- [Problem description]:
Omit all images, then return the remaining material exactly as it stands.

- [Input data]:
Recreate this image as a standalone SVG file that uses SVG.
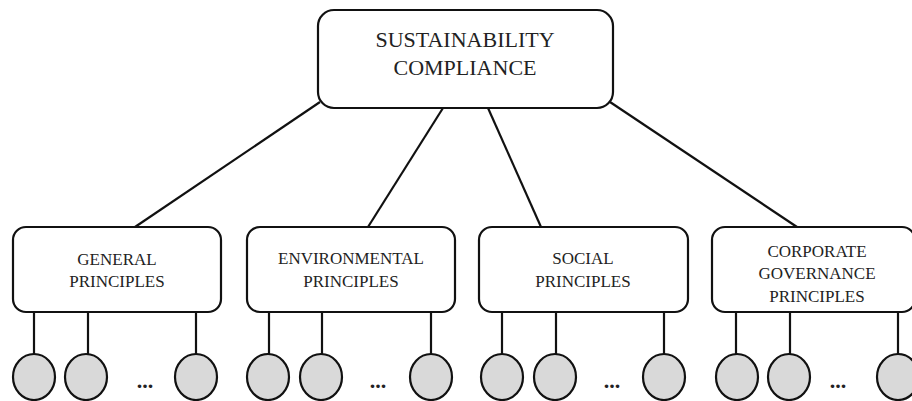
<svg xmlns="http://www.w3.org/2000/svg" width="912" height="401" viewBox="0 0 912 401">
<style>
.box{fill:#fff;stroke:#111;stroke-width:2.2}
.leaf{fill:#d9d9d9;stroke:#111;stroke-width:2.2}
.ln{stroke:#111;stroke-width:2.2;fill:none}
text{font-family:"Liberation Serif","Times New Roman",serif;fill:#222;text-anchor:middle}
.t1{font-size:22px}
.t2{font-size:17px}
.dots{font-size:22px;font-weight:bold}
</style>
<rect width="912" height="401" fill="#fff"/>
<g id="connectors">
<line class="ln" x1="320" y1="102" x2="135" y2="227"/>
<line class="ln" x1="443" y1="108" x2="368" y2="227"/>
<line class="ln" x1="488" y1="108" x2="541" y2="227"/>
<line class="ln" x1="610" y1="102" x2="797" y2="227"/>
<line class="ln" x1="34" y1="312" x2="34" y2="354"/>
<line class="ln" x1="88" y1="312" x2="88" y2="354"/>
<line class="ln" x1="196" y1="312" x2="196" y2="354"/>
<line class="ln" x1="269" y1="312" x2="269" y2="354"/>
<line class="ln" x1="322" y1="312" x2="322" y2="354"/>
<line class="ln" x1="431" y1="312" x2="431" y2="354"/>
<line class="ln" x1="502" y1="312" x2="502" y2="354"/>
<line class="ln" x1="556" y1="312" x2="556" y2="354"/>
<line class="ln" x1="664" y1="312" x2="664" y2="354"/>
<line class="ln" x1="736" y1="312" x2="736" y2="354"/>
<line class="ln" x1="790" y1="312" x2="790" y2="354"/>
<line class="ln" x1="898" y1="312" x2="898" y2="354"/>
</g>
<g id="root">
<rect class="box" x="318" y="10" width="295" height="98" rx="16"/>
<text class="t1" x="465" y="47">SUSTAINABILITY</text>
<text class="t1" x="465" y="75">COMPLIANCE</text>
</g>
<g id="general">
<rect class="box" x="13" y="227" width="208" height="85" rx="13"/>
<text class="t2" x="117" y="265">GENERAL</text>
<text class="t2" x="117" y="287">PRINCIPLES</text>
</g>
<g id="environmental">
<rect class="box" x="247" y="227" width="208" height="85" rx="13"/>
<text class="t2" x="351" y="264">ENVIRONMENTAL</text>
<text class="t2" x="351" y="287">PRINCIPLES</text>
</g>
<g id="social">
<rect class="box" x="479" y="227" width="209" height="85" rx="13"/>
<text class="t2" x="583" y="264">SOCIAL</text>
<text class="t2" x="583" y="287">PRINCIPLES</text>
</g>
<g id="governance">
<rect class="box" x="712" y="227" width="203" height="85" rx="13"/>
<text class="t2" x="817" y="257">CORPORATE</text>
<text class="t2" x="817" y="279">GOVERNANCE</text>
<text class="t2" x="817" y="302">PRINCIPLES</text>
</g>
<g id="leaves-general">
<ellipse class="leaf" cx="34" cy="377" rx="21" ry="23"/>
<ellipse class="leaf" cx="86" cy="377" rx="21" ry="23"/>
<ellipse class="leaf" cx="196" cy="377" rx="21" ry="23"/>
<text class="dots" x="145" y="388">...</text>
</g>
<g id="leaves-environmental">
<ellipse class="leaf" cx="268" cy="377" rx="21" ry="23"/>
<ellipse class="leaf" cx="321" cy="377" rx="21" ry="23"/>
<ellipse class="leaf" cx="431" cy="377" rx="21" ry="23"/>
<text class="dots" x="378" y="388">...</text>
</g>
<g id="leaves-social">
<ellipse class="leaf" cx="502" cy="377" rx="21" ry="23"/>
<ellipse class="leaf" cx="555" cy="377" rx="21" ry="23"/>
<ellipse class="leaf" cx="664" cy="377" rx="21" ry="23"/>
<text class="dots" x="612" y="388">...</text>
</g>
<g id="leaves-governance">
<ellipse class="leaf" cx="737" cy="377" rx="21" ry="23"/>
<ellipse class="leaf" cx="789" cy="377" rx="21" ry="23"/>
<ellipse class="leaf" cx="898" cy="377" rx="21" ry="23"/>
<text class="dots" x="838" y="388">...</text>
</g>
</svg>
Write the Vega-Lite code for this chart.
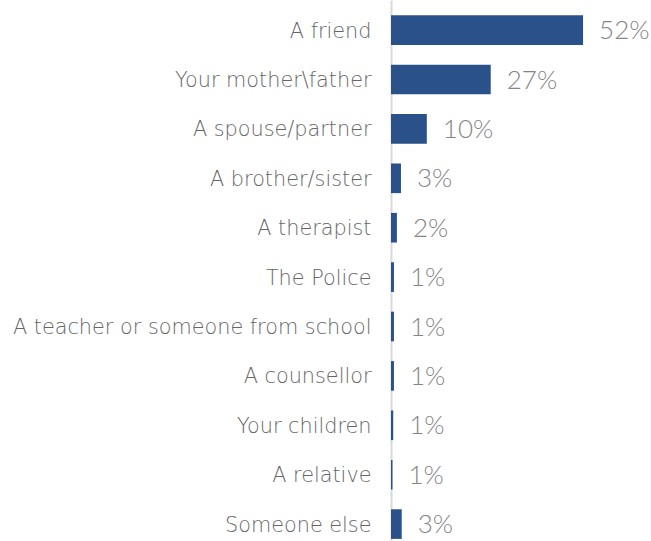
{
  "$schema": "https://vega.github.io/schema/vega-lite/v6.json",
  "width": 260,
  "height": 541,
  "autosize": {"type": "none"},
  "padding": {"left": 391, "top": 0, "right": 0, "bottom": 0},
  "background": "white",
  "config": {"view": {"stroke": null}, "font": "Lato"},
  "data": {"values": [
    {"who": "A friend", "value": 52, "label": "52%"},
    {"who": "Your mother\\father", "value": 27, "label": "27%"},
    {"who": "A spouse/partner", "value": 9.7, "label": "10%"},
    {"who": "A brother/sister", "value": 2.7, "label": "3%"},
    {"who": "A therapist", "value": 1.6, "label": "2%"},
    {"who": "The Police", "value": 0.8, "label": "1%"},
    {"who": "A teacher or someone from school", "value": 0.8, "label": "1%"},
    {"who": "A counsellor", "value": 0.8, "label": "1%"},
    {"who": "Your children", "value": 0.6, "label": "1%"},
    {"who": "A relative", "value": 0.4, "label": "1%"},
    {"who": "Someone else", "value": 2.9, "label": "3%"}
  ]},
  "encoding": {
    "y": {
      "field": "who", "type": "nominal", "sort": null,
      "scale": {"paddingInner": 0.4, "paddingOuter": 0.176, "align": 0.88},
      "axis": {
        "title": null, "ticks": false, "labelPadding": 20,
        "labelFontSize": 20.8, "labelColor": "#666666", "labelFont": "DejaVu Sans",
        "labelFontWeight": 200, "labelOffset": 1.5,
        "domainColor": "#d9d9d9", "domainWidth": 2, "labelLimit": 420
      }
    },
    "x": {
      "field": "value", "type": "quantitative",
      "scale": {"domain": [0, 70.4], "nice": false},
      "axis": null
    }
  },
  "layer": [
    {"mark": {"type": "bar", "color": "#2A5189"}},
    {"mark": {"type": "text", "align": "left", "dx": 16, "dy": 1, "fontSize": 26, "fontWeight": 300, "color": "#858585", "font": "Lato"},
     "encoding": {"text": {"field": "label"}}}
  ]
}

- [Result]:
Recreate this image as a standalone SVG file that uses SVG.
<svg xmlns="http://www.w3.org/2000/svg" width="912" height="401" viewBox="0 0 912 401">
<style>
.box{fill:#fff;stroke:#111;stroke-width:2.2}
.leaf{fill:#d9d9d9;stroke:#111;stroke-width:2.2}
.ln{stroke:#111;stroke-width:2.2;fill:none}
text{font-family:"Liberation Serif","Times New Roman",serif;fill:#222;text-anchor:middle}
.t1{font-size:22px}
.t2{font-size:17px}
.dots{font-size:22px;font-weight:bold}
</style>
<rect width="912" height="401" fill="#fff"/>
<g id="connectors">
<line class="ln" x1="320" y1="102" x2="135" y2="227"/>
<line class="ln" x1="443" y1="108" x2="368" y2="227"/>
<line class="ln" x1="488" y1="108" x2="541" y2="227"/>
<line class="ln" x1="610" y1="102" x2="797" y2="227"/>
<line class="ln" x1="34" y1="312" x2="34" y2="354"/>
<line class="ln" x1="88" y1="312" x2="88" y2="354"/>
<line class="ln" x1="196" y1="312" x2="196" y2="354"/>
<line class="ln" x1="269" y1="312" x2="269" y2="354"/>
<line class="ln" x1="322" y1="312" x2="322" y2="354"/>
<line class="ln" x1="431" y1="312" x2="431" y2="354"/>
<line class="ln" x1="502" y1="312" x2="502" y2="354"/>
<line class="ln" x1="556" y1="312" x2="556" y2="354"/>
<line class="ln" x1="664" y1="312" x2="664" y2="354"/>
<line class="ln" x1="736" y1="312" x2="736" y2="354"/>
<line class="ln" x1="790" y1="312" x2="790" y2="354"/>
<line class="ln" x1="898" y1="312" x2="898" y2="354"/>
</g>
<g id="root">
<rect class="box" x="318" y="10" width="295" height="98" rx="16"/>
<text class="t1" x="465" y="47">SUSTAINABILITY</text>
<text class="t1" x="465" y="75">COMPLIANCE</text>
</g>
<g id="general">
<rect class="box" x="13" y="227" width="208" height="85" rx="13"/>
<text class="t2" x="117" y="265">GENERAL</text>
<text class="t2" x="117" y="287">PRINCIPLES</text>
</g>
<g id="environmental">
<rect class="box" x="247" y="227" width="208" height="85" rx="13"/>
<text class="t2" x="351" y="264">ENVIRONMENTAL</text>
<text class="t2" x="351" y="287">PRINCIPLES</text>
</g>
<g id="social">
<rect class="box" x="479" y="227" width="209" height="85" rx="13"/>
<text class="t2" x="583" y="264">SOCIAL</text>
<text class="t2" x="583" y="287">PRINCIPLES</text>
</g>
<g id="governance">
<rect class="box" x="712" y="227" width="203" height="85" rx="13"/>
<text class="t2" x="817" y="257">CORPORATE</text>
<text class="t2" x="817" y="279">GOVERNANCE</text>
<text class="t2" x="817" y="302">PRINCIPLES</text>
</g>
<g id="leaves-general">
<ellipse class="leaf" cx="34" cy="377" rx="21" ry="23"/>
<ellipse class="leaf" cx="86" cy="377" rx="21" ry="23"/>
<ellipse class="leaf" cx="196" cy="377" rx="21" ry="23"/>
<text class="dots" x="145" y="388">...</text>
</g>
<g id="leaves-environmental">
<ellipse class="leaf" cx="268" cy="377" rx="21" ry="23"/>
<ellipse class="leaf" cx="321" cy="377" rx="21" ry="23"/>
<ellipse class="leaf" cx="431" cy="377" rx="21" ry="23"/>
<text class="dots" x="378" y="388">...</text>
</g>
<g id="leaves-social">
<ellipse class="leaf" cx="502" cy="377" rx="21" ry="23"/>
<ellipse class="leaf" cx="555" cy="377" rx="21" ry="23"/>
<ellipse class="leaf" cx="664" cy="377" rx="21" ry="23"/>
<text class="dots" x="612" y="388">...</text>
</g>
<g id="leaves-governance">
<ellipse class="leaf" cx="737" cy="377" rx="21" ry="23"/>
<ellipse class="leaf" cx="789" cy="377" rx="21" ry="23"/>
<ellipse class="leaf" cx="898" cy="377" rx="21" ry="23"/>
<text class="dots" x="838" y="388">...</text>
</g>
</svg>
Write the Vega-Lite code for this chart.
{
  "$schema": "https://vega.github.io/schema/vega-lite/v6.json",
  "width": 260,
  "height": 541,
  "autosize": {"type": "none"},
  "padding": {"left": 391, "top": 0, "right": 0, "bottom": 0},
  "background": "white",
  "config": {"view": {"stroke": null}, "font": "Lato"},
  "data": {"values": [
    {"who": "A friend", "value": 52, "label": "52%"},
    {"who": "Your mother\\father", "value": 27, "label": "27%"},
    {"who": "A spouse/partner", "value": 9.7, "label": "10%"},
    {"who": "A brother/sister", "value": 2.7, "label": "3%"},
    {"who": "A therapist", "value": 1.6, "label": "2%"},
    {"who": "The Police", "value": 0.8, "label": "1%"},
    {"who": "A teacher or someone from school", "value": 0.8, "label": "1%"},
    {"who": "A counsellor", "value": 0.8, "label": "1%"},
    {"who": "Your children", "value": 0.6, "label": "1%"},
    {"who": "A relative", "value": 0.4, "label": "1%"},
    {"who": "Someone else", "value": 2.9, "label": "3%"}
  ]},
  "encoding": {
    "y": {
      "field": "who", "type": "nominal", "sort": null,
      "scale": {"paddingInner": 0.4, "paddingOuter": 0.176, "align": 0.88},
      "axis": {
        "title": null, "ticks": false, "labelPadding": 20,
        "labelFontSize": 20.8, "labelColor": "#666666", "labelFont": "DejaVu Sans",
        "labelFontWeight": 200, "labelOffset": 1.5,
        "domainColor": "#d9d9d9", "domainWidth": 2, "labelLimit": 420
      }
    },
    "x": {
      "field": "value", "type": "quantitative",
      "scale": {"domain": [0, 70.4], "nice": false},
      "axis": null
    }
  },
  "layer": [
    {"mark": {"type": "bar", "color": "#2A5189"}},
    {"mark": {"type": "text", "align": "left", "dx": 16, "dy": 1, "fontSize": 26, "fontWeight": 300, "color": "#858585", "font": "Lato"},
     "encoding": {"text": {"field": "label"}}}
  ]
}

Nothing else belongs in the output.